Adding a HPF to a Neve 1272 using a strange old Neve potentiometer

GroupDIY Audio Forum

Help Support GroupDIY Audio Forum:

This site may earn a commission from merchant affiliate links, including eBay, Amazon, and others.

Golgoth

Well-known member
Joined
Jul 24, 2015
Messages
342
Location
Paris, France
Hi guys,

I am converting a 1499 oscillator module into a 1272 preamp. I am pretty confident about the preamp part, currently waiting on a component order to start soldering. I'd like to make the most out of the module and re-use as many components and as much space as possible.

The 1499 oscillator module has a stepped potentiometer originally used for the oscillator's frequency selection. I want to use it as a HPF pot in the module. See the pot below, with the current oscillator wiring still attached:

Capture d’écran 2023-11-11 à 16.32.07.png

Two questions come to mind:
1. Can I use this pot, and wire my passive HPF steps components directly onto it? If yes does anyone has info about this particular pot? It has no markings so I could not find a spec sheet but I seem to recognize rows of inputs/outputs/grounds?
2. Where should I put this passive HPF pot in the circuit? I'm guessing after any amplification occurs but not sure exactly about where still in the context of the 1272 circuit. Between the two sides of the BA283AV maybe?

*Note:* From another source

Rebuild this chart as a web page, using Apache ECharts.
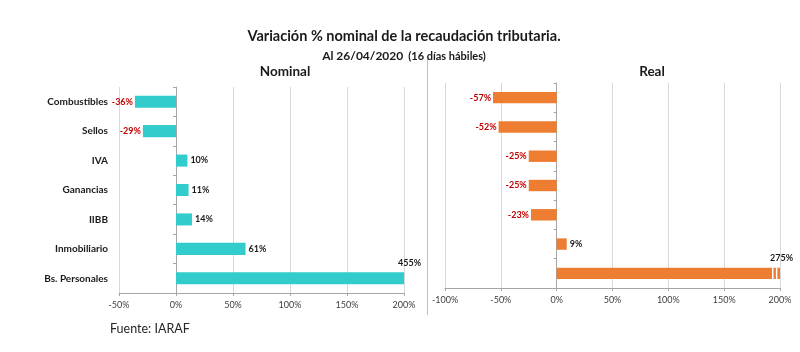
<!DOCTYPE html>
<html>
<head>
<meta charset="utf-8">
<script src="https://cdn.jsdelivr.net/npm/echarts@6/dist/echarts.min.js"></script>
<style>
  html, body { margin: 0; padding: 0; background: #fff; }
  #chart { width: 800px; height: 352px; }
</style>
</head>
<body>
<div id="chart"></div>
<script>
// datos de la recaudación
var categories = ['Combustibles', 'Sellos', 'IVA', 'Ganancias', 'IIBB', 'Inmobiliario', 'Bs. Personales'];
var nominalValues = [-36, -29, 10, 11, 14, 61, 455];
var realValues = [-57, -52, -25, -25, -23, 9, 275];
var nominalTicks = { min: -50, max: 200, interval: 50 };
var realTicks = { min: -100, max: 200, interval: 50 };
// marcas de corte sobre la barra truncada (en %)
var breakMarks = [[193.5, 6], [197, 6]];

var FONT = 'Lato, "Open Sans", sans-serif';
var RED = '#c00000';

function barData(values, max, capOffset) {
  return values.map(function(v) {
    var item = { value: Math.min(v, max) };
    if (v < 0) {
      item.label = { position: 'left', distance: 2, color: RED };
    } else if (v > max) {
      item.label = { position: 'right', distance: 0, offset: capOffset, color: '#1a1a1a' };
    } else {
      item.label = { position: 'right', distance: 3, color: '#1a1a1a' };
    }
    return item;
  });
}

function valueAxis(gridIndex, ticks) {
  return {
    type: 'value',
    gridIndex: gridIndex,
    min: ticks.min,
    max: ticks.max,
    interval: ticks.interval,
    axisLine: { show: true, lineStyle: { color: '#a6a6a6' } },
    axisTick: { show: true, length: 3, lineStyle: { color: '#a6a6a6' } },
    splitLine: { show: true, lineStyle: { color: '#d9d9d9' } },
    axisLabel: {
      formatter: '{value}%',
      fontFamily: FONT,
      fontSize: 9,
      color: '#404040',
      margin: 8
    }
  };
}

function categoryAxis(gridIndex, showLabels) {
  return {
    type: 'category',
    gridIndex: gridIndex,
    data: categories,
    inverse: true,
    axisLine: { show: true, onZero: true, lineStyle: { color: '#a6a6a6' } },
    axisTick: { show: true, length: 3, lineStyle: { color: '#a6a6a6' } },
    axisLabel: {
      show: showLabels,
      fontFamily: FONT,
      fontSize: 10,
      fontWeight: 'bold',
      color: '#1a1a1a',
      margin: 11
    }
  };
}

var chart = echarts.init(document.getElementById('chart'), null, { renderer: 'canvas' });

chart.setOption({
  animation: false,
  backgroundColor: '#fff',
  title: [
    {
      text: 'Variación % nominal de la recaudación tributaria.',
      left: 399, top: 24, textAlign: 'center',
      textStyle: { fontFamily: FONT, fontSize: 14.5, fontWeight: 'bold', color: '#1a1a1a' }
    },
    {
      text: '{a|Al 26/04/2020} {b|(16 días hábiles)}',
      left: 399, top: 42, textAlign: 'center',
      textStyle: {
        rich: {
          a: { fontFamily: FONT, fontSize: 12, fontWeight: 'bold', color: '#1a1a1a' },
          b: { fontFamily: FONT, fontSize: 11, fontWeight: 'bold', color: '#1a1a1a' }
        }
      }
    },
    {
      text: 'Nominal',
      left: 280, top: 60, textAlign: 'center',
      textStyle: { fontFamily: FONT, fontSize: 13.5, fontWeight: 'bold', color: '#1a1a1a' }
    },
    {
      text: 'Real',
      left: 647, top: 60, textAlign: 'center',
      textStyle: { fontFamily: FONT, fontSize: 13.5, fontWeight: 'bold', color: '#1a1a1a' }
    },
    {
      text: 'Fuente: IARAF',
      left: 105, top: 317,
      textStyle: { fontFamily: FONT, fontSize: 12.5, fontWeight: 'normal', color: '#262626' }
    }
  ],
  grid: [
    { left: 119, top: 87, width: 285, height: 206, outerBoundsMode: 'none' },
    { left: 445, top: 83, width: 335, height: 205, outerBoundsMode: 'none' }
  ],
  xAxis: [valueAxis(0, nominalTicks), valueAxis(1, realTicks)],
  yAxis: [categoryAxis(0, true), categoryAxis(1, false)],
  graphic: [
    {
      type: 'line',
      shape: { x1: 427.5, y1: 56, x2: 427.5, y2: 315 },
      style: { stroke: '#bfbfbf', lineWidth: 1 }
    }
  ],
  series: [
    {
      name: 'Nominal',
      type: 'bar',
      xAxisIndex: 0,
      yAxisIndex: 0,
      barWidth: '41%',
      itemStyle: { color: '#33cccc' },
      label: {
        show: true,
        fontFamily: FONT,
        fontSize: 9,
        fontWeight: 'bold',
        formatter: function(p) { return nominalValues[p.dataIndex] + '%'; }
      },
      data: barData(nominalValues, nominalTicks.max, [-6, -15])
    },
    {
      name: 'Real',
      type: 'bar',
      xAxisIndex: 1,
      yAxisIndex: 1,
      barWidth: '39%',
      itemStyle: { color: '#ed7d31' },
      label: {
        show: true,
        fontFamily: FONT,
        fontSize: 9,
        fontWeight: 'bold',
        formatter: function(p) { return realValues[p.dataIndex] + '%'; }
      },
      data: barData(realValues, realTicks.max, [-10, -15])
    },
    {
      name: 'corte',
      type: 'custom',
      xAxisIndex: 1,
      yAxisIndex: 1,
      silent: true,
      z: 5,
      encode: { x: 0, y: 1 },
      renderItem: function(params, api) {
        var pt = api.coord([api.value(0), api.value(1)]);
        var h = api.size([0, 1])[1] * 0.39;
        return {
          type: 'line',
          shape: { x1: pt[0], y1: pt[1] - h / 2, x2: pt[0], y2: pt[1] + h / 2 },
          style: { stroke: '#fff', lineWidth: 1.5 }
        };
      },
      data: breakMarks
    }
  ]
});
</script>
</body>
</html>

Thank you very much for your help!
 
That looks like a rotary switch rather than a pot (variable resistor). You can work out the wiring with just a continuity tester. Each of the four 'layers' on the switch body will (probably) have one common contact, which is connected to each of the other contacts on that layer as you turn the shaft.

For a basic 6dB/octave HPF, the simplest idea would be to switch different capacitors into the coupling between two stages, e.g between the P and L on the BA283AV. You can keep an 'HPF out' setting where P and L are directly coupled (through the switch but no capacitor). Suitable capacitor values will be perhaps in the 47nF to 1uF range, lower values give a higher rolloff frequency.
 
That looks like a rotary switch rather than a pot (variable resistor). You can work out the wiring with just a continuity tester. Each of the four 'layers' on the switch body will (probably) have one common contact, which is connected to each of the other contacts on that layer as you turn the shaft.

For a basic 6dB/octave HPF, the simplest idea would be to switch different capacitors into the coupling between two stages, e.g between the P and L on the BA283AV. You can keep an 'HPF out' setting where P and L are directly coupled (through the switch but no capacitor). Suitable capacitor values will be perhaps in the 47nF to 1uF range, lower values give a higher rolloff frequency.
Thanks a lot for this! This is close to what I had in mind, glad you're confirming I can indeed use that switch for an HPF!